1. Can the Raptors stop LeBron James from winning this series? This is THE question of the series. The only one that really matters. In the two points below I will lay out the ways the Raptors may be able to exploit the Cavaliers’ flaws, but none of that matters if LeBron takes over games (and lifts up his teammates enough to get Cleveland wins in the process). Just ask the Pacers. Indiana had its moments and made every game close against Cleveland, but LeBron averaged 32.8 points, 9 assists, and 9.8 rebounds per game and won his team the series. LeBron has been the single best player in the postseason so far.
LeBron as the ball handler in the pick-and-roll, 2-on-2 with shooters spacing the floor, is going to be very difficult for the Raptors to stop.
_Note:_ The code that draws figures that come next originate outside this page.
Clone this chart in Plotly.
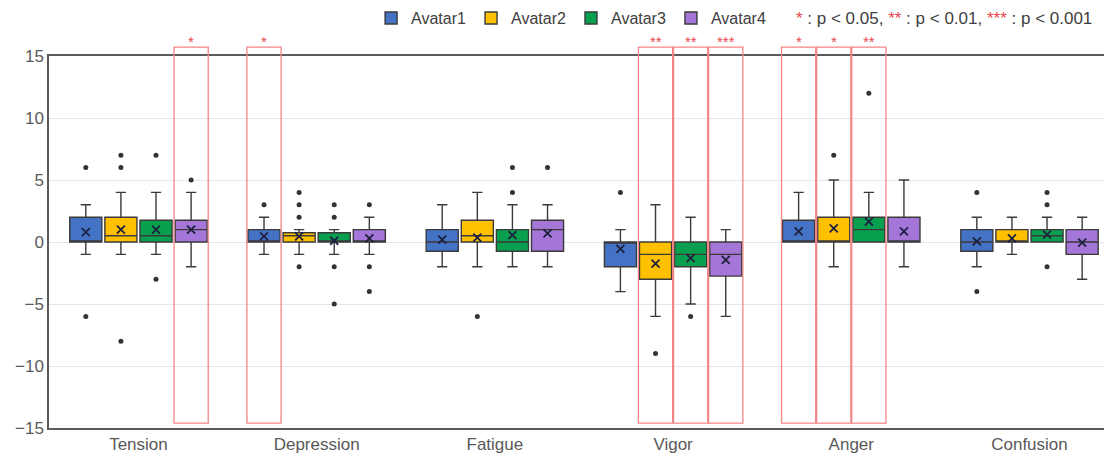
import plotly.graph_objects as go

categories = ["Tension", "Depression", "Fatigue", "Vigor", "Anger", "Confusion"]
avatars = ["Avatar1", "Avatar2", "Avatar3", "Avatar4"]
colors = ["#4472C4", "#FFC000", "#08A04E", "#A476D8"]

q1 = {
    "Avatar1": [0, 0, -0.75, -2, 0, -0.75],
    "Avatar2": [0, 0, 0, -3, 0, 0],
    "Avatar3": [0, 0, -0.75, -2, 0, 0],
    "Avatar4": [0, 0, -0.75, -2.75, 0, -1],
}
median = {
    "Avatar1": [0, 0, 0, 0, 0, 0],
    "Avatar2": [0.5, 0.5, 0.5, -1, 0, 0],
    "Avatar3": [0.5, 0, 0, -1, 1, 0.5],
    "Avatar4": [1, 0, 1, -1, 0, 0],
}
q3 = {
    "Avatar1": [2, 1, 1, 0, 1.75, 1],
    "Avatar2": [2, 0.75, 1.75, 0, 2, 1],
    "Avatar3": [1.75, 0.75, 1, 0, 2, 1],
    "Avatar4": [1.75, 1, 1.75, 0, 2, 1],
}
lower = {
    "Avatar1": [-1, -1, -2, -4, 0, -2],
    "Avatar2": [-1, -1, -2, -6, -2, -1],
    "Avatar3": [-1, -1, -2, -5, 0, 0],
    "Avatar4": [-2, -1, -2, -6, -2, -3],
}
upper = {
    "Avatar1": [3, 2, 3, 1, 4, 2],
    "Avatar2": [4, 1, 4, 3, 5, 2],
    "Avatar3": [4, 1, 3, 2, 4, 2],
    "Avatar4": [4, 2, 3, 1, 5, 2],
}
means = {
    "Avatar1": [0.8, 0.45, 0.2, -0.55, 0.85, 0.05],
    "Avatar2": [1.0, 0.45, 0.35, -1.75, 1.1, 0.3],
    "Avatar3": [1.0, 0.1, 0.55, -1.3, 1.65, 0.6],
    "Avatar4": [1.0, 0.3, 0.7, -1.45, 0.85, -0.05],
}
outlier_cats = {
    "Avatar1": ["Tension", "Tension", "Depression", "Vigor", "Confusion", "Confusion"],
    "Avatar2": ["Tension", "Tension", "Tension", "Depression", "Depression", "Depression",
                "Depression", "Fatigue", "Vigor", "Anger"],
    "Avatar3": ["Tension", "Tension", "Depression", "Depression", "Depression", "Depression",
                "Fatigue", "Fatigue", "Vigor", "Anger", "Confusion", "Confusion", "Confusion"],
    "Avatar4": ["Tension", "Depression", "Depression", "Depression", "Fatigue"],
}
outlier_vals = {
    "Avatar1": [6, -6, 3, 4, 4, -4],
    "Avatar2": [7, 6, -8, 4, 3, 2, -2, -6, -9, 7],
    "Avatar3": [7, -3, 3, 2, -2, -5, 6, 4, -6, 12, 4, 3, -2],
    "Avatar4": [5, 3, -2, -4, 6],
}
sig_cats = ["Tension", "Depression", "Vigor", "Vigor", "Vigor", "Anger", "Anger", "Anger"]
sig_avatars = ["Avatar4", "Avatar1", "Avatar2", "Avatar3", "Avatar4", "Avatar1", "Avatar2", "Avatar3"]
sig_stars = ["*", "*", "**", "**", "***", "*", "*", "**"]

y_ticks = [-15, -10, -5, 0, 5, 10, 15]

STEP = 0.197
BOXW = 0.18


def pos(cat, av):
    return categories.index(cat) + (avatars.index(av) - 1.5) * STEP


fig = go.Figure()
for av, col in zip(avatars, colors):
    xs = [pos(c, av) for c in categories]
    fig.add_trace(go.Box(
        name=av, x=xs, q1=q1[av], median=median[av], q3=q3[av],
        lowerfence=lower[av], upperfence=upper[av],
        boxpoints=False, width=BOXW, whiskerwidth=0.32,
        fillcolor=col, line=dict(color="#3a3a3a", width=1.4),
        marker=dict(color=col), legendgroup=av,
    ))
for av in avatars:
    fig.add_trace(go.Scatter(
        x=[pos(c, av) for c in categories], y=means[av], mode="markers",
        marker=dict(symbol="x-thin", size=8, line=dict(color="#1e2140", width=1.8)),
        showlegend=False, hoverinfo="skip",
    ))
    fig.add_trace(go.Scatter(
        x=[pos(c, av) for c in outlier_cats[av]], y=outlier_vals[av], mode="markers",
        marker=dict(size=5, color="#333333"),
        showlegend=False, hoverinfo="skip",
    ))

half = 0.096
for c, av, s in zip(sig_cats, sig_avatars, sig_stars):
    p = pos(c, av)
    fig.add_shape(type="rect", xref="x", yref="paper", x0=p - half, x1=p + half,
                  y0=0.013, y1=1.024, line=dict(color="#F28585", width=1.3),
                  fillcolor="rgba(0,0,0,0)", layer="above")
    fig.add_annotation(xref="x", yref="paper", x=p, y=1.011, text=s, showarrow=False,
                       yanchor="bottom", font=dict(size=15, color="#E8494E",
                                                   family="Liberation Sans, Arial"))

fig.add_annotation(
    xref="paper", yref="paper", x=0.9835, y=1.102, xanchor="right", yanchor="middle",
    showarrow=False,
    text=("<span style='color:#E8494E'>*</span> : p &lt; 0.05, "
          "<span style='color:#E8494E'>**</span> : p &lt; 0.01, "
          "<span style='color:#E8494E'>***</span> : p &lt; 0.001"),
    font=dict(size=17, color="#404040", family="Liberation Sans, Arial"),
)

fig.update_layout(
    width=1104, height=451,
    margin=dict(l=41, r=0, t=48, b=31, autoexpand=False),
    paper_bgcolor="white", plot_bgcolor="white",
    font=dict(family="Liberation Sans, Arial", color="#595959"),
    showlegend=True,
    legend=dict(orientation="h", x=0.303, y=1.102, xanchor="left", yanchor="middle",
                font=dict(size=16, color="#404040"), itemwidth=30,
                bgcolor="rgba(0,0,0,0)", traceorder="normal"),
    xaxis=dict(range=[-0.502, 5.463], tickmode="array",
               tickvals=list(range(len(categories))), ticktext=categories,
               showgrid=False, zeroline=False, showline=True, mirror=True,
               linecolor="#5a5a5a", linewidth=1.5, ticks="",
               tickfont=dict(size=17, color="#595959")),
    yaxis=dict(range=[-15, 15], tickvals=y_ticks, showgrid=True, gridcolor="#e6e6e6",
               gridwidth=1, zeroline=False, showline=True, linecolor="#5a5a5a",
               linewidth=1.5, ticks="", tickfont=dict(size=17, color="#595959")),
)

fig.write_html("out.html")
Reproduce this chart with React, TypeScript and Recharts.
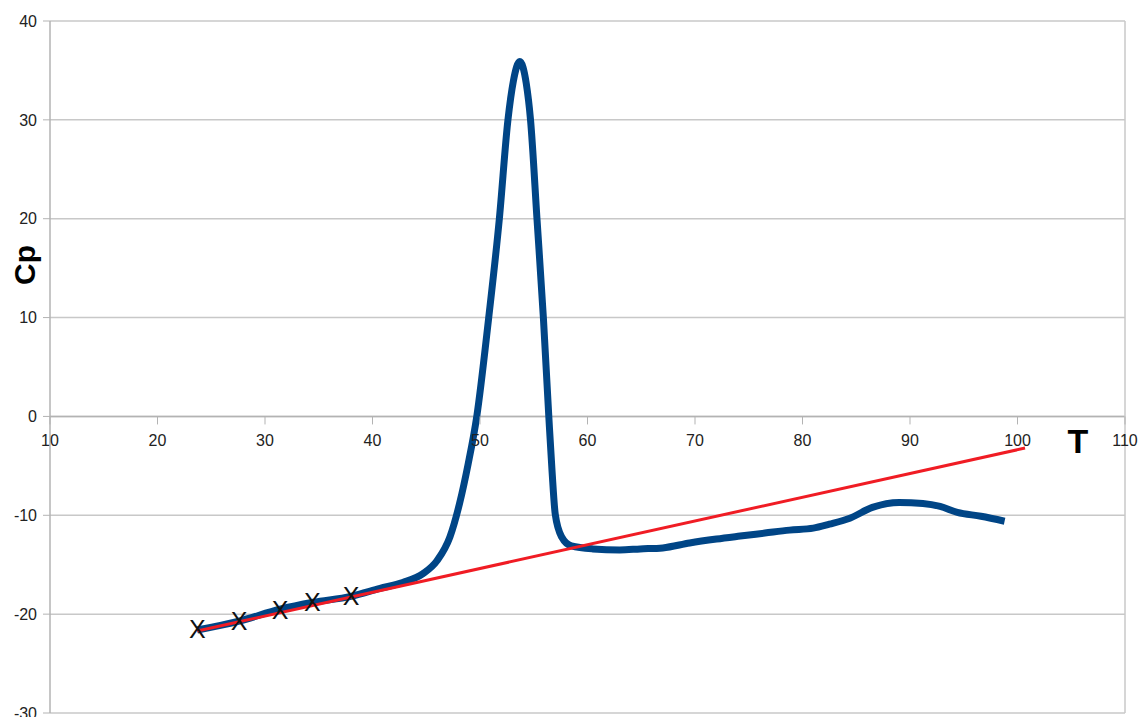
import {
  ComposedChart,
  Line,
  Scatter,
  XAxis,
  YAxis,
  CartesianGrid,
  ReferenceLine,
} from 'recharts'

// measured curve (T, Cp)
const curveT = [
  23.7, 27.6, 31.4, 34.5, 38.0, 40.7, 42.8, 44.7, 46.0, 47.2, 48.1, 48.9, 49.7,
  50.8, 51.8, 52.6, 53.1, 53.7, 54.3, 54.7, 55.3, 55.9, 56.4, 56.7, 57.0, 57.6,
  58.5, 60.5, 63.0, 64.9, 67.0, 69.5, 72.0, 74.2, 76.5, 78.8, 81.0, 82.5, 84.4, 86.5,
  89.0, 91.2, 92.8, 94.4, 96.6, 98.8,
]
const curveCp = [
  -21.6, -20.7, -19.5, -18.8, -18.2, -17.4, -16.8, -15.9, -14.6, -12.2, -8.8, -4.8, 0.0,
  9.9, 20.0, 30.0, 33.9, 35.9, 33.7, 30.0, 20.0, 9.9, 0.0, -5.5, -9.9, -12.2,
  -13.1, -13.4, -13.5, -13.4, -13.3, -12.8, -12.4, -12.1, -11.8, -11.5, -11.3, -10.9,
  -10.3, -9.2, -8.7, -8.8, -9.1, -9.7, -10.1, -10.6,
]

// baseline fit
const fitT = [23.7, 100.7]
const fitCp = [-21.7, -3.2]

// points used for the fit
const pickT = [23.7, 27.6, 31.4, 34.4, 38.0]
const pickCp = [-21.5, -20.7, -19.6, -18.8, -18.2]

const xTicks = [10, 20, 30, 40, 50, 60, 70, 80, 90, 100, 110]
const yTicks = [-30, -20, -10, 0, 10, 20, 30, 40]

const W = 1142
const H = 717
const X_AXIS_H = 4
const M = { top: 21, right: 17, bottom: 0, left: 0 }
const Y_MIN = -30
const Y_MAX = 40
const PLOT_H = H - M.top - M.bottom - X_AXIS_H
const ZERO_Y = M.top + (PLOT_H * Y_MAX) / (Y_MAX - Y_MIN)

const FONT = '"Liberation Sans", Arial, sans-serif'
const GRID = '#c8c8c8'
const AXIS = '#b3b3b3'

const curve = curveT.map((t, i) => ({ t, cp: curveCp[i] }))
const fit = fitT.map((t, i) => ({ t, cp: fitCp[i] }))
const picks = pickT.map((t, i) => ({ t, cp: pickCp[i] }))

function XTick({ x, payload }: any) {
  return (
    <g>
      <line x1={x} x2={x} y1={ZERO_Y} y2={ZERO_Y + 8} stroke={AXIS} />
      <text x={x} y={ZERO_Y + 30} textAnchor="middle" fontSize={16} fill="#222" fontFamily={FONT}>
        {payload.value}
      </text>
    </g>
  )
}

function XMark({ cx, cy }: any) {
  return (
    <text x={cx} y={cy + 9} textAnchor="middle" fontSize={25} fill="#111" fontFamily={FONT}>
      X
    </text>
  )
}

export default function App() {
  return (
    <div style={{ position: 'absolute', left: 0, top: 0, width: W, height: H, background: '#fff' }}>
      <ComposedChart width={W} height={H} margin={M}>
        <CartesianGrid vertical={false} stroke={GRID} strokeWidth={1.5} />
        <XAxis
          type="number"
          dataKey="t"
          domain={[10, 110]}
          ticks={xTicks}
          height={X_AXIS_H}
          axisLine={false}
          tickLine={false}
          tick={(p: any) => <XTick {...p} />}
          interval={0}
          allowDataOverflow
        />
        <YAxis
          type="number"
          dataKey="cp"
          domain={[Y_MIN, Y_MAX]}
          ticks={yTicks}
          width={50}
          interval={0}
          tickSize={7}
          tickMargin={6}
          axisLine={{ stroke: AXIS, strokeWidth: 1.5 }}
          tickLine={{ stroke: AXIS }}
          tick={{ fontSize: 16, fill: '#222', fontFamily: FONT }}
        />
        <ReferenceLine y={0} stroke={AXIS} strokeWidth={1.5} />
        <ReferenceLine x={110} stroke={GRID} strokeWidth={1.5} />
        <Line
          data={curve}
          dataKey="cp"
          type="monotone"
          stroke="#004586"
          strokeWidth={7}
          dot={false}
          isAnimationActive={false}
        />
        <Line
          data={fit}
          dataKey="cp"
          type="linear"
          stroke="#f01c24"
          strokeWidth={3}
          dot={false}
          isAnimationActive={false}
        />
        <Scatter data={picks} dataKey="cp" shape={(p: any) => <XMark {...p} />} isAnimationActive={false} />
      </ComposedChart>
      <div
        style={{
          position: 'absolute',
          left: 1078,
          top: 441,
          transform: 'translate(-50%, -50%)',
          fontFamily: FONT,
          fontWeight: 'bold',
          fontSize: 34,
          lineHeight: 1,
        }}
      >
        T
      </div>
      <div
        style={{
          position: 'absolute',
          left: 25,
          top: 265,
          transform: 'translate(-50%, -50%) rotate(-90deg)',
          fontFamily: FONT,
          fontWeight: 'bold',
          fontSize: 30,
          lineHeight: 1,
        }}
      >
        Cp
      </div>
    </div>
  )
}
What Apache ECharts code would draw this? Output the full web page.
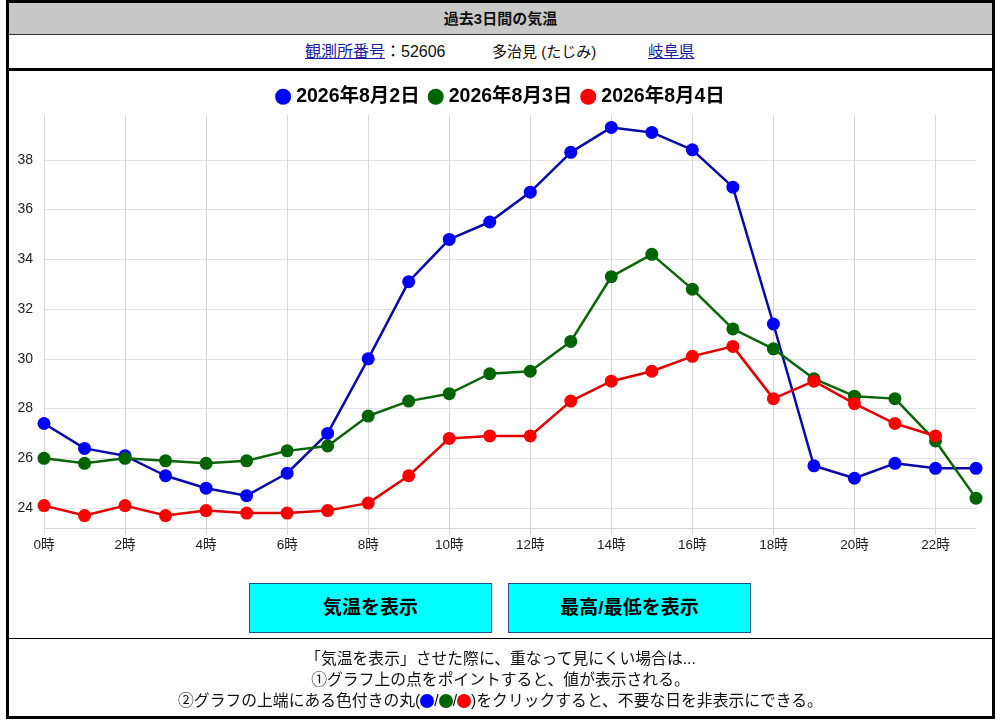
<!DOCTYPE html>
<html><head><meta charset="utf-8">
<script src="https://cdn.jsdelivr.net/npm/echarts@6/dist/echarts.min.js"></script>
<style>
html,body{margin:0;padding:0;background:#fff;width:1000px;height:720px;overflow:hidden;}
body{font-family:"Liberation Sans","Noto Sans CJK JP",sans-serif;color:#111;}
#frame{position:absolute;left:6px;top:0;width:989px;height:719px;border:3px solid #000;box-sizing:border-box;}
#hdr{position:absolute;left:9px;top:3px;width:983px;height:31px;background:#c8c8c8;border-bottom:1px solid #333;text-align:center;font-weight:bold;font-size:15px;line-height:31px;}
#info{position:absolute;left:9px;top:35px;width:983px;height:33px;font-size:15px;line-height:33px;}
#info .it{position:absolute;top:0;white-space:nowrap;}
#info a{color:#1a1aa6;text-decoration:underline;}
#thick{position:absolute;left:9px;top:68px;width:983px;height:3px;background:#000;}
.btn{position:absolute;top:583px;width:243px;height:50px;background:#00ffff;border:1px solid #1f4f9a;box-sizing:border-box;text-align:center;line-height:48px;font-weight:bold;font-size:19px;color:#000;}
#sep{position:absolute;left:9px;top:638px;width:983px;height:1px;background:#000;}
#notes{position:absolute;left:9px;top:648px;width:983px;text-align:center;font-size:15.8px;line-height:21px;color:#111;}
.dot{display:inline-block;width:14px;height:14px;border-radius:50%;vertical-align:-2px;}
#chart{position:absolute;left:0;top:0;width:1000px;height:720px;}
</style></head>
<body>
<div id="frame"></div>
<div id="hdr">過去3日間の気温</div>
<div id="info">
  <span class="it" style="left:296px;font-size:16px"><a>観測所番号</a>：52606</span>
  <span class="it" style="left:483px">多治見 (たじみ)</span>
  <span class="it" style="left:639px;font-size:15.5px"><a>岐阜県</a></span>
</div>
<div id="thick"></div>
<div id="chart"></div>
<div class="btn" style="left:249px">気温を表示</div>
<div class="btn" style="left:508px">最高/最低を表示</div>
<div id="sep"></div>
<div id="notes">「気温を表示」させた際に、重なって見にくい場合は...<br>①グラフ上の点をポイントすると、値が表示される。<br>②グラフの上端にある色付きの丸(<span class="dot" style="background:#0000ff"></span>/<span class="dot" style="background:#006400"></span>/<span class="dot" style="background:#ff0000"></span>)をクリックすると、不要な日を非表示にできる。</div>
<script>
const hours = ['0時','1時','2時','3時','4時','5時','6時','7時','8時','9時','10時','11時','12時','13時','14時','15時','16時','17時','18時','19時','20時','21時','22時','23時'];
const seriesNames = ['2026年8月2日','2026年8月3日','2026年8月4日'];
const aug2 = [27.4,26.4,26.1,25.3,24.8,24.5,25.4,27.0,30.0,33.1,34.8,35.5,36.7,38.3,39.3,39.1,38.4,36.9,31.4,25.7,25.2,25.8,25.6,25.6];
const aug3 = [26.0,25.8,26.0,25.9,25.8,25.9,26.3,26.5,27.7,28.3,28.6,29.4,29.5,30.7,33.3,34.2,32.8,31.2,30.4,29.2,28.5,28.4,26.7,24.4];
const aug4 = [24.1,23.7,24.1,23.7,23.9,23.8,23.8,23.9,24.2,25.3,26.8,26.9,26.9,28.3,29.1,29.5,30.1,30.5,28.4,29.1,28.2,27.4,26.9];
const yTickLabels = [24,26,28,30,32,34,36,38];

const chart = echarts.init(document.getElementById('chart'), null, {renderer:'canvas'});
const lineColors = ['#0a0aa8','#0a640a','#e00000'];
const dotColors = ['#0000ff','#006400','#ff0000'];
const dataSets = [aug2, aug3, aug4];
const gridLineColors = ['#d6d6d6'].concat(yTickLabels.map(()=>'#e2e2e2')).concat(['rgba(0,0,0,0)']);
chart.setOption({
  animation:false,
  backgroundColor:'transparent',
  textStyle:{fontFamily:'"Liberation Sans","Noto Sans CJK JP",sans-serif'},
  legend:{
    top:82, left:'center', icon:'circle', itemWidth:16, itemHeight:16, itemGap:8,
    textStyle:{fontSize:19.5, fontWeight:'bold', color:'#000', fontFamily:'"Liberation Sans","Noto Sans CJK JP",sans-serif'},
    data:seriesNames
  },
  grid:{left:44, right:24, top:115, bottom:192},
  xAxis:{
    type:'category', data:hours, boundaryGap:false,
    axisLine:{show:false},
    axisTick:{show:true, interval:1, length:7, lineStyle:{color:'#d6d6d6'}},
    axisLabel:{interval:1, fontSize:13.5, color:'#222', margin:11},
    splitLine:{show:true, interval:1, lineStyle:{color:'#d6d6d6', width:1}}
  },
  yAxis:{
    type:'value', min:23.2, max:39.8, splitNumber:8,
    axisLine:{show:false}, axisTick:{show:false},
    axisLabel:{fontSize:14, color:'#222', margin:11,
      formatter:function(v){ return yTickLabels.indexOf(Math.round(v*10)/10) >= 0 ? String(Math.round(v)) : ''; }},
    splitLine:{show:true, lineStyle:{color:gridLineColors, width:1}}
  },
  series: dataSets.map((d,i)=>({
    name:seriesNames[i], type:'line', data:d,
    symbol:'circle', symbolSize:13, showAllSymbol:true,
    lineStyle:{color:lineColors[i], width:2.5},
    itemStyle:{color:dotColors[i], borderColor:dotColors[i], borderWidth:0},
    z:2+i
  }))
});
</script>
</body></html>
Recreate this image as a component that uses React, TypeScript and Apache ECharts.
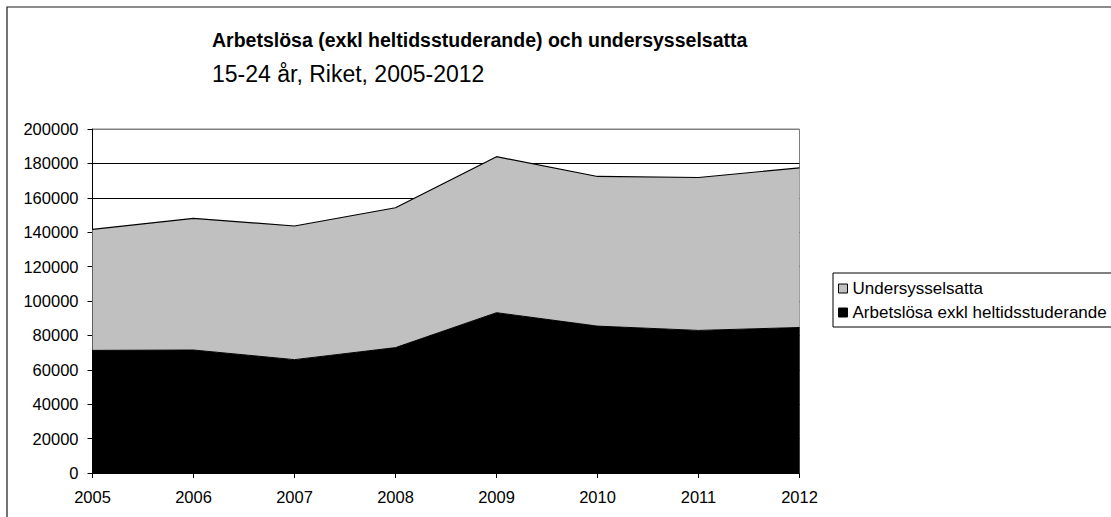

Toronto went out and got P.J. Tucker and Serge Ibaka at the deadline specifically thinking of Cleveland and LeBron. Tucker will get the bulk of time on LeBron, as will DeMarre Carroll and Patrick Patterson, and Ibaka will get switched onto him as well from guarding Kevin Love and Channing Frye (both of whom were a real problem for the Raptors when they faced each other last playoffs). The challenge with Toronto playing Tucker a lot is the Cavs don’t really have to cover him on offense, allowing easier help.
LeBron isn’t going to be stopped, but the Raptors need to slow him and force the other Cavaliers to beat them if they are going to have a chance in this series.
2. Will the Cavaliers care about defense at all? There seemed to be a sense among some fans that Cleveland “flipped the switch” and played better defense against the Pacers in sweeping the first round. No, they didn’t. For one thing, the Cavs’ sweep was by a total of 16 points, they did not dominate the series. Certainly the Cavs played better defense for stretches — a quarter here, a quarter there — but in the first round they gave up 111 points per 100 possessions to Indiana. That’s Lakers regular season defense level bad. Play disinterested defense this series and the Cavaliers will lose.
With the rest between series the Cavaliers need to have sharpened up their pick-and-roll defense — a weakness all season — because the Raptors are one of the better pick-and-roll teams in the league and they are going to go at the Cavs’ defense hard. As the series goes on Cleveland will get better at forcing the ball out of the hands of Kyle Lowry and DeMar DeRozan and force other Raptors to beat them — Norman Powell and Delon Wright will need to have their moments. However, the guy that could have a big series because the Cavaliers can’t match up well with him is Jonas Valanciunas — if he breaks out this series it’s good news for the Raptors (but him against the Cavs bench will not work well).
3. Which team’s star plus bench lineup wins the day? During the regular season, Raptors coach Dwane Casey would start the second and fourth quarter with a Kyle Lowry plus the bench unit, and it outscored opponents by 14.8 points per 100 possessions. He tried a variation of that in the first round against Milwaukee (with Valanciunas off the bench) but it was basically neutral.
In the regular season, Cavaliers’ coach Tyronn Lue would start the second and fourth quarter with a LeBron James plus the bench unit, and it outscored opponents by 9.2 points per 100 possessions. That lineup saw less action in the first round sweep of the Pacers, but was plus 18.1 per 100 in the couple of games it was used.
Both coaches are going to try this again. Whichever one has better success will have a big leg up for their team in this series.
Prediction: Cavaliers in 6. Toronto is better than a year ago, Cleveland is worse than a year ago, but it doesn’t change the outcome of this series. Still, if any team in the East is going to knock off the Cavs, the Raptors have the best shot.